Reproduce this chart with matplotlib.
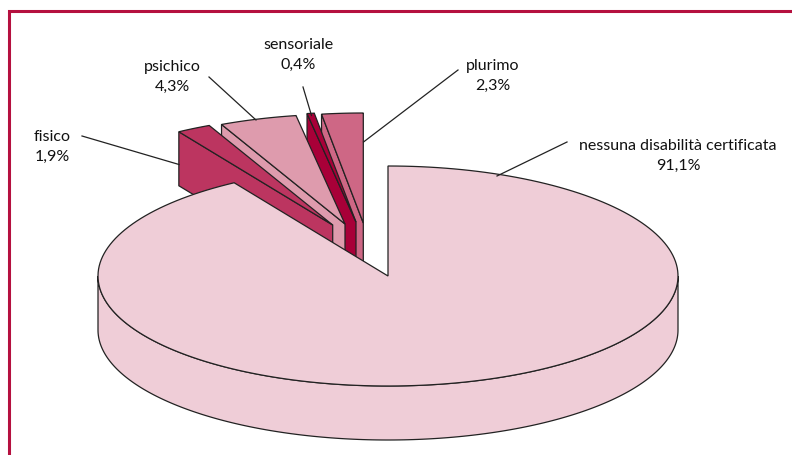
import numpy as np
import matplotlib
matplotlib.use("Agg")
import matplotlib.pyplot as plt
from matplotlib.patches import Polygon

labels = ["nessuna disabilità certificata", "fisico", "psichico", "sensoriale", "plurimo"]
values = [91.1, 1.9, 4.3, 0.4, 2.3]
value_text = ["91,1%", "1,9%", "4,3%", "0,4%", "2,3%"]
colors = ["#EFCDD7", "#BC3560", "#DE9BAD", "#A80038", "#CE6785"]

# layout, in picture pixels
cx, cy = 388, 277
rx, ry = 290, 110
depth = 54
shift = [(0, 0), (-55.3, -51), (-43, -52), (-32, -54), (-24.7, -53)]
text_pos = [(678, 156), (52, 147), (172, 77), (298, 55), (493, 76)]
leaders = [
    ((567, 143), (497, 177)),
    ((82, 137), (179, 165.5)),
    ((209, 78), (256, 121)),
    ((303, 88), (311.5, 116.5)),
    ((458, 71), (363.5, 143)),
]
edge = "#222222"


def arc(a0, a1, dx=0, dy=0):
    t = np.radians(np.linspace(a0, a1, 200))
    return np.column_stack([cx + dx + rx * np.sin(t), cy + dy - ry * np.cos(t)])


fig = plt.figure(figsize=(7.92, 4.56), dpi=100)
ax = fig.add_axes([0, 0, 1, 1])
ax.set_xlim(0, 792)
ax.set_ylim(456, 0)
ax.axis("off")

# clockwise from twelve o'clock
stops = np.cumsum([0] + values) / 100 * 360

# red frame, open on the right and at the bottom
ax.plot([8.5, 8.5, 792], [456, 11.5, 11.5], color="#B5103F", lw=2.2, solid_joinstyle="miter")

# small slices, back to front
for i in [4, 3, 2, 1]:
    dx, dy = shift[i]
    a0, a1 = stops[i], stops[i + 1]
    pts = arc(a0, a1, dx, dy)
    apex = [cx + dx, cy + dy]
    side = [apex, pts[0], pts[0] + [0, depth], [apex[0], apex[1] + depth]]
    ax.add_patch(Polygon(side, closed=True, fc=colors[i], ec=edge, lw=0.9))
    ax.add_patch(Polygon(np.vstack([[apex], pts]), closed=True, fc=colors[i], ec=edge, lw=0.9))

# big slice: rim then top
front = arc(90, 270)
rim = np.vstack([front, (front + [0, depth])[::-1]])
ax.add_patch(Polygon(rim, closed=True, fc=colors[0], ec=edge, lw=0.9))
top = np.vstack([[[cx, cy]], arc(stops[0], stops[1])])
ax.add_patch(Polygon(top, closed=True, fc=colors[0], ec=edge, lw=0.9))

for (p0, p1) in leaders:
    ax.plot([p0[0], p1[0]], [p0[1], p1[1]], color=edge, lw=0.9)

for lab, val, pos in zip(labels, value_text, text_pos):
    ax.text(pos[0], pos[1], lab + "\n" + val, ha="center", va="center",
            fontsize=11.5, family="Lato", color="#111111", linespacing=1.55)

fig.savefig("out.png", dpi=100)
--------------------------------------------------
# Exercise requirements
Return only the lines running from the top of the data to the line that holds "from matplotlib.patches import Polygon". Include both of those lines, but skip the pictures.

# Solution to the exercise
Reproduce this chart with matplotlib.
import numpy as np
import matplotlib
matplotlib.use("Agg")
import matplotlib.pyplot as plt
from matplotlib.patches import Polygon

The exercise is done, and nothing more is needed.